Salah satu pecahan Kerajaan Berau, yaitu Kerajaan Sambaliung, sedikit lebih menonjol dari Kerajaan Gunung Tabur, terutama karena berani mengambil inisiatif menggelar perlawanan terbuka kepada pemerintahan kolonial Hindia Belanda. Inisiatif itu muncul dari raja pertama Sambaliung yang bernama Raja Alam yang bergelar Sultan Alimuddin.

Perlawanan ini dipicu oleh dakwaan pemerintah kolonial terhadap Raja Alam yang dianggap bersekongkol dengan para pelaut Bugis dan Sulu untuk mengacaukan jalur pelayaran di Selat Makasar. Perlawanan Raja Alam dimulai pada 1934 dan berakhir pada tahun yang sama. Raja Alam lantas diasingkan Belanda ke Makasar.

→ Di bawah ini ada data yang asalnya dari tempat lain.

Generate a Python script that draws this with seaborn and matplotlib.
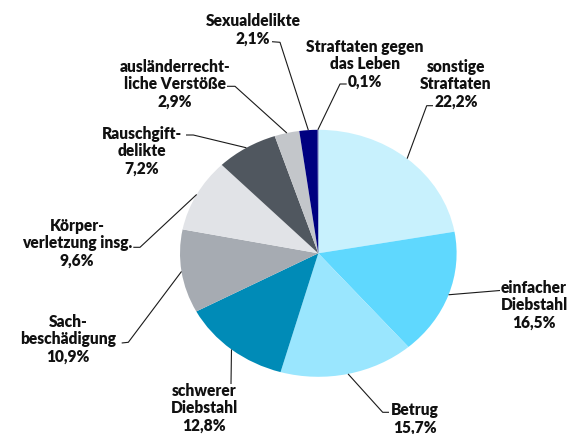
import numpy as np
import matplotlib
matplotlib.use("Agg")
import matplotlib.pyplot as plt
import seaborn as sns

# share of crimes by category (%), clockwise from 12 o'clock
categories = ["sonstige\nStraftaten", "einfacher\nDiebstahl", "Betrug",
              "schwerer\nDiebstahl", "Sach-\nbeschädigung",
              "Körper-\nverletzung insg.", "Rauschgift-\ndelikte",
              "ausländerrecht-\nliche Verstöße", "Sexualdelikte",
              "Straftaten gegen\ndas Leben"]
shares = [22.2, 16.5, 15.7, 12.8, 10.9, 9.6, 7.2, 2.9, 2.1, 0.1]
colors = ["#c8f1fd", "#5fd8fe", "#9ae6fe", "#008bb7", "#a6abb2",
          "#e1e3e7", "#50575f", "#c3c6ca", "#000080", "#1a1a8c"]

# layout in pixels: text centre, then leader path from elbow to text
W, H = 569, 435
CX, CY, RX, RY = 318.3, 254.3, 138.3, 123.5
text_pos = [(456, 84), (534, 305), (415, 419), (204, 408), (68, 339),
            (77, 243), (142, 151), (175, 84), (253, 30), (365, 64)]
leaders = [[(426.7, 106.7), (433, 106.7)],
           [(500, 291.5)],
           [(382.7, 413.3), (389, 413.3)],
           [(231, 385)],
           [(128.3, 343.3), (121.7, 344)],
           [(140, 248.3), (133.3, 248.3)],
           [(193.3, 136), (186, 136)],
           [(235, 87.3), (227, 87.3)],
           [(280, 43.3), (272, 42.7)],
           [(340, 85), (346.7, 85)]]


def px(x, y):
    return (x - CX) / RX, (CY - y) / RY


sns.set_theme(style="white")
plt.rcParams["font.family"] = ["Lato", "DejaVu Sans"]

fig = plt.figure(figsize=(W / 100, H / 100), dpi=100)
ax = fig.add_axes([0, 0, 1, 1])
wedges, _ = ax.pie(shares, colors=colors, startangle=90, counterclock=False,
                   wedgeprops=dict(linewidth=0))
# the reference pie is squashed into an ellipse
ax.set_aspect("auto")
ax.set_xlim(px(0, 0)[0], px(W, 0)[0])
ax.set_ylim(px(0, H)[1], px(0, 0)[1])
ax.set_axis_off()

for w, lab, val, tp, path in zip(wedges, categories, shares, text_pos, leaders):
    mid = np.deg2rad((w.theta1 + w.theta2) / 2)
    xs = [np.cos(mid)] + [px(*p)[0] for p in path]
    ys = [np.sin(mid)] + [px(*p)[1] for p in path]
    ax.plot(xs, ys, color="#1a1a1a", lw=0.8, solid_capstyle="butt")
    pct = f"{val:.1f}".replace(".", ",") + "%"
    ax.text(*px(*tp), f"{lab}\n{pct}", ha="center", va="center",
            fontsize=11.2, fontweight="heavy", color="#111111", linespacing=1.1)

fig.savefig("out.png", dpi=100)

Selama pengasingan, tahta Sambaliung yang berada di Batu Putih diserahkan pada Sultan Gunung Tabur. Dua tahun kemudian, atas inisiatif Sultan Gunung Tabur, Raja Alam dipulangkan dan kembali memerintah di Sambaliung. Seperti nama leluhurnya yang mendirikan Kerajaan Berau, nama Raja Alam lantas diabadikan sebagai nama Batalion 613 yang berkedudukan di Kotamadya Tarakan.

Memasuki abad 20, Berau mulai menggeliat. Pemerintah kolonial mulai membangun Berau dengan mendirikan beberapa perkantoran dan pemukiman orang-orang Eropa. Pembangunan itu terutama terkait dengan eksplorasi batu bara yang dilakukan oleh Stenkollen Matschappy Parapattan (SMP).

Dari situlah Teluk Bayur di Berau mulai menjadi bandar yang ramai. Sekitar tahun 1930-an, kawasan Teluk Bayur sudah menjadi sebuah kawasan modern yang komplit. Selain terdapat perkantoran dan pemukiman, Teluk Bayur juga dilengkapi dengan pelbagai fasilitas, dari mulai sarana transportasi kereta api, bioskop, kamar bola hingga rumah judi.

Pada masa sekitar itu pula Berau sudah dikenal sebagai kawasan penghasil telur penyu. Reputasi sebagai penghasil daging dan telur penyu itu sudah muncul jauh sebelum Belanda menancapkan pengaruhnya di Berau. Eksploitasi itu mulai berkurang setelah pemerintah kolonial melarang penangkapan penyu dewasa pada 1901. Kini, terutama di perairan Sanglakki, Berau menjadi salah satu pusat konservasi penyu di Indonesia.